◆ To do ◆
Find every line with the word "this". Copy those lines.

(Records contained in a dataset)
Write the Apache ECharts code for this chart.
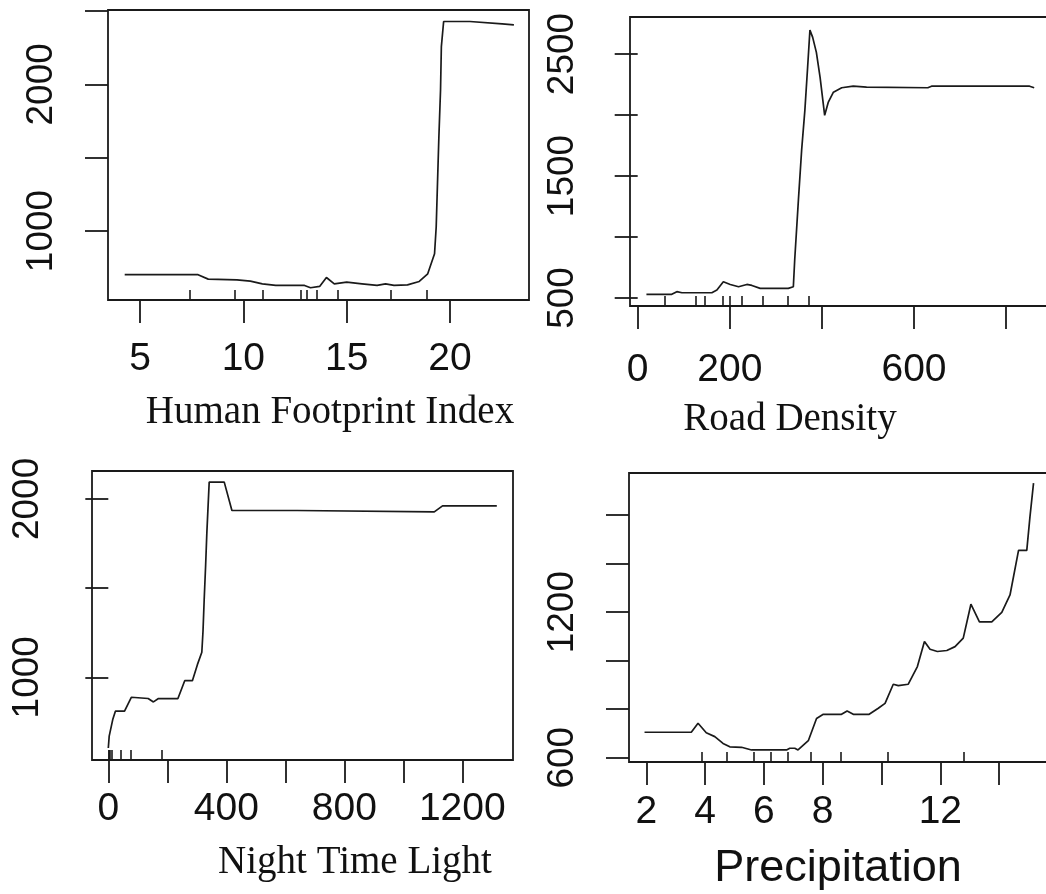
<!DOCTYPE html>
<html>
<head>
<meta charset="utf-8">
<script src="https://cdn.jsdelivr.net/npm/echarts@6/dist/echarts.min.js"></script>
<style>
html,body{margin:0;padding:0;background:#fff;}
#chart{width:1046px;height:894px;}
</style>
</head>
<body>
<div id="chart"></div>
<script>
// ---------- Panel 1: Human Footprint Index ----------
const hfiX = [4.26, 7.81, 8.30, 9.69, 10.34, 10.92, 11.57, 12.96, 13.25, 13.69, 14.02, 14.40, 15.00, 15.74, 16.47, 16.88, 17.29, 17.94, 18.51, 18.92, 19.25, 19.33, 19.46, 19.54, 19.58, 19.69, 20.96, 21.01, 22.52, 22.60, 23.09];
const hfiY = [702, 702, 672, 667, 658, 640, 629, 629, 613, 622, 683, 640, 651, 640, 629, 640, 629, 633, 656, 708, 845, 1027, 1642, 1961, 2257, 2428, 2428, 2417, 2412, 2405, 2405];
const hfiXTicks = [5, 10, 15, 20];
const hfiYTicks = [1000, 1500, 2000, 2500];
const hfiYLabels = [1000, 2000];
const hfiRug = [7.43, 9.6, 10.95, 12.76, 13.05, 13.56, 14.56, 17.14, 18.87];

// ---------- Panel 2: Road Density ----------
const roadX = [19, 74, 85, 96, 161, 172, 186, 201, 219, 237, 248, 266, 327, 338, 341, 349, 356, 363, 369, 374, 380, 388, 396, 406, 414, 425, 443, 468, 497, 500, 630, 638, 851, 861];
const roadY = [530, 530, 552, 543, 543, 565, 633, 611, 592, 611, 603, 579, 579, 592, 815, 1304, 1712, 2038, 2391, 2695, 2636, 2513, 2310, 1997, 2106, 2187, 2223, 2236, 2228, 2223, 2223, 2236, 2236, 2223];
const roadXTicks = [0, 200, 400, 600, 800];
const roadXLabels = [0, 200, 600];
const roadYTicks = [500, 1000, 1500, 2000, 2500];
const roadYLabels = [500, 1500, 2500];
const roadRug = [57.8, 126, 145.5, 183.7, 199.8, 227, 271.4, 326.4, 371.3];

// ---------- Panel 3: Night Time Light ----------
const ntlX = [0, 3, 15, 24, 55, 78, 135, 153, 170, 236, 259, 285, 302, 317, 321, 325, 330, 334, 342, 393, 419, 640, 646, 1105, 1133, 1317];
const ntlY = [604, 670, 763, 810, 810, 888, 881, 862, 881, 881, 981, 981, 1071, 1140, 1258, 1435, 1631, 1808, 2094, 2094, 1935, 1935, 1927, 1927, 1961, 1961];
const ntlXTicks = [0, 200, 400, 600, 800, 1000, 1200];
const ntlXLabels = [0, 400, 800, 1200];
const ntlYTicks = [1000, 1500, 2000];
const ntlYLabels = [1000, 2000];
const ntlRug = [0, 3, 6, 10, 42, 76, 182];

// ---------- Panel 4: Precipitation ----------
const preX = [1.94, 3.53, 3.76, 4.04, 4.33, 4.61, 4.84, 5.24, 5.58, 6.77, 6.88, 7.05, 7.16, 7.51, 7.79, 8.02, 8.64, 8.83, 9.04, 9.58, 9.89, 10.12, 10.40, 10.57, 10.91, 11.22, 11.46, 11.65, 11.90, 12.22, 12.50, 12.78, 13.04, 13.33, 13.75, 14.09, 14.37, 14.66, 14.94, 15.05, 15.17];
const preY = [705, 705, 742, 703, 687, 659, 645, 643, 632, 632, 639, 639, 632, 670, 762, 779, 779, 793, 779, 779, 804, 824, 903, 897, 903, 976, 1079, 1047, 1038, 1042, 1058, 1093, 1233, 1160, 1160, 1199, 1271, 1455, 1455, 1595, 1732];
const preXTicks = [2, 4, 6, 8, 10, 12, 14];
const preXLabels = [2, 4, 6, 8, 12];
const preYTicks = [600, 800, 1000, 1200, 1400, 1600];
const preYLabels = [600, 1200];
const preRug = [3.88, 4.74, 5.65, 6.22, 6.82, 7.58, 8.63, 10.2, 12.78];

const titles = ['Human Footprint Index', 'Road Density', 'Night Time Light', 'Precipitation'];

// ---------- layout ----------
const INK = '#1a1a1a';
const SANS = '"Liberation Sans", Arial, sans-serif';
const SERIF = '"Liberation Serif", "Times New Roman", serif';
const plain = v => String(Math.round(v));

const panels = [
  {x: hfiX, y: hfiY, xt: hfiXTicks, xl: hfiXTicks, yt: hfiYTicks, yl: hfiYLabels, rug: hfiRug,
   grid: {left: 108, top: 10, width: 421, height: 290}, xr: [3.452, 23.82], yr: [529.7, 2506.5],
   xMargin: 59, yMargin: 66, title: {x: 330, y: 413, font: SERIF, size: 39}},
  {x: roadX, y: roadY, xt: roadXTicks, xl: roadXLabels, yt: roadYTicks, yl: roadYLabels, rug: roadRug,
   grid: {left: 630, top: 17, width: 420, height: 289}, xr: [-16.7, 895.3], yr: [434.4, 2803],
   xMargin: 64, yMargin: 67, title: {x: 790, y: 420, font: SERIF, size: 39}},
  {x: ntlX, y: ntlY, xt: ntlXTicks, xl: ntlXLabels, yt: ntlYTicks, yl: ntlYLabels, rug: ntlRug,
   grid: {left: 92, top: 471, width: 421, height: 289}, xr: [-55.3, 1371.9], yr: [536.4, 2156.4],
   xMargin: 49, yMargin: 64, title: {x: 355, y: 863, font: SERIF, size: 39}},
  {x: preX, y: preY, xt: preXTicks, xl: preXLabels, yt: preYTicks, yl: preYLabels, rug: preRug,
   grid: {left: 629, top: 473, width: 421, height: 289}, xr: [1.412, 15.73], yr: [582.3, 1774],
   xMargin: 50, yMargin: 66, title: {x: 838, y: 869, font: SANS, size: 45}}
];

const grids = [], xAxes = [], yAxes = [], series = [], graphics = [];
panels.forEach((p, i) => {
  grids.push(Object.assign({show: true, borderColor: INK, borderWidth: 1.8, backgroundColor: 'transparent',
    containLabel: false, outerBoundsMode: 'none'}, p.grid));
  // main x axis
  xAxes.push({
    type: 'value', gridIndex: i, position: 'bottom', min: p.xr[0], max: p.xr[1],
    axisLine: {show: false}, splitLine: {show: false},
    axisTick: {show: true, inside: false, length: 23, customValues: p.xt, lineStyle: {color: INK, width: 1.8}},
    axisLabel: {show: true, customValues: p.xl, margin: p.xMargin, verticalAlign: 'middle', align: 'center',
      color: '#111', fontSize: 39, fontFamily: SANS, formatter: plain}
  });
  // rug axis
  xAxes.push({
    type: 'value', gridIndex: i, position: 'bottom', min: p.xr[0], max: p.xr[1],
    axisLine: {show: false}, splitLine: {show: false},
    axisTick: {show: true, inside: true, length: 10, customValues: p.rug, lineStyle: {color: INK, width: 1.6}},
    axisLabel: {show: false}
  });
  yAxes.push({
    type: 'value', gridIndex: i, position: 'left', min: p.yr[0], max: p.yr[1],
    axisLine: {show: false}, splitLine: {show: false},
    axisTick: {show: true, inside: false, length: 23, customValues: p.yt, lineStyle: {color: INK, width: 1.8}},
    axisLabel: {show: true, customValues: p.yl, rotate: 90, margin: p.yMargin, align: 'center', verticalAlign: 'middle',
      color: '#111', fontSize: 37, fontFamily: SANS, formatter: plain}
  });
  series.push({
    type: 'line', xAxisIndex: 2 * i, yAxisIndex: i,
    data: p.x.map((v, k) => [v, p.y[k]]),
    showSymbol: false, symbol: 'none', smooth: false,
    lineStyle: {color: INK, width: 1.7}, animation: false, silent: true
  });
  graphics.push({
    type: 'text', x: p.title.x, y: p.title.y,
    style: {text: titles[i], fill: '#111', font: p.title.size + 'px ' + p.title.font,
      align: 'center', verticalAlign: 'middle', textAlign: 'center', textVerticalAlign: 'middle'}
  });
});

const chart = echarts.init(document.getElementById('chart'), null, {renderer: 'canvas'});
chart.setOption({
  backgroundColor: '#fff',
  animation: false,
  grid: grids,
  xAxis: xAxes,
  yAxis: yAxes,
  series: series,
  graphic: graphics
});
</script>
</body>
</html>
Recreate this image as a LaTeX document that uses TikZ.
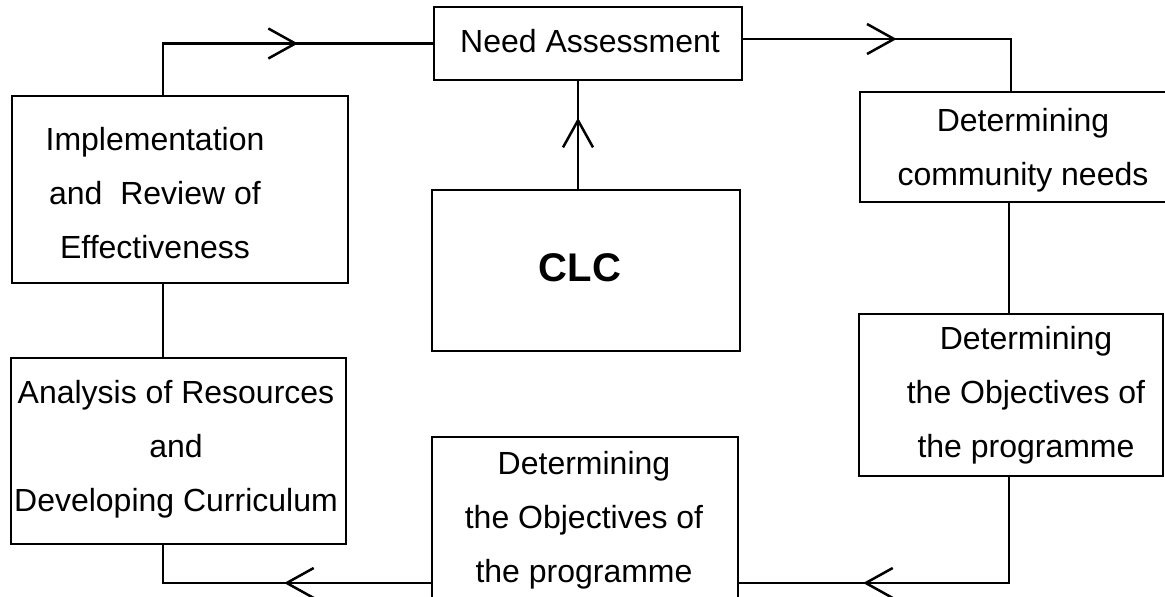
\documentclass[tikz,border=0pt]{standalone}
\usepackage{fontspec}
\setmainfont{Liberation Sans}
\usetikzlibrary{arrows.meta,decorations.markings}

\begin{document}
\begin{tikzpicture}[x=1pt,y=-1pt,
  box/.style={draw, line width=2.5pt, inner sep=0pt, rectangle},
  txt/.style={inner sep=0pt, align=center, font=\fontsize{32}{54}\selectfont},
  link/.style={line width=2.5pt},
  mid arrow/.style={postaction={decorate,decoration={markings,
    mark=at position #1 with {\arrow{Straight Barb[length=27pt,width=30pt,line width=2.5pt]}}}}}]
\useasboundingbox (0,0) rectangle (1165,597);
\clip (0,0) rectangle (1165,597);
\node[box, minimum width=308pt, minimum height=73pt] (need) at (588,43.5) {};
\node[txt] (needtxt) at (590,41) {Need Assessment};
\node[box, minimum width=308pt, minimum height=161pt] (clc) at (586,270.5) {};
\node[txt, font=\fontsize{40}{48}\selectfont\bfseries] (clctxt) at (580,268) {CLC};
\node[box, minimum width=336pt, minimum height=187pt] (impl) at (180,189.5) {};
\node[txt] (impltxt) at (155,193) {Implementation\\and~~Review of\\Effectiveness};
\node[box, minimum width=335pt, minimum height=186pt] (anal) at (178.5,451) {};
\node[txt] (analtxt) at (176,449) {Analysis of Resources\\and\\Developing Curriculum};
\node[box, minimum width=306pt, minimum height=183pt] (botm) at (585,528.5) {};
\node[txt] (botmtxt) at (584,520) {Determining\\the Objectives of\\the programme};
\node[box, minimum width=326pt, minimum height=110pt] (comm) at (1023,147) {};
\node[txt] (commtxt) at (1023,150) {Determining\\community needs};
\node[box, minimum width=304pt, minimum height=162pt] (obj) at (1011,395) {};
\node[txt] (objtxt) at (1026,395) {Determining\\the Objectives of\\the programme};
\draw[link, mid arrow=0.66] ([xshift=-8pt]clc.north) -- ([xshift=-8pt]clc.north |- need.south);
\draw[link, mid arrow=0.58] ([xshift=-17pt]impl.north) |- (need.west);
\draw[link, mid arrow=0.48] ([yshift=4.5pt]need.east) -| ([xshift=-12pt]comm.north);
\draw[link] ([xshift=-14pt]comm.south) -- ([xshift=-2pt]obj.north);
\draw[link, mid arrow=0.67] ([xshift=-2pt]obj.south) |- ([yshift=-54.5pt]botm.east);
\draw[link, mid arrow=0.48] ([yshift=-54.5pt]botm.west) -| ([xshift=-15.5pt]anal.south);
\draw[link] ([xshift=-15.5pt]anal.north) -- ([xshift=-17pt]impl.south);
\end{tikzpicture}
\end{document}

◆ Exercise solution ◆
Write the Apache ECharts code for this chart.
Recreate this image as a LaTeX document that uses TikZ.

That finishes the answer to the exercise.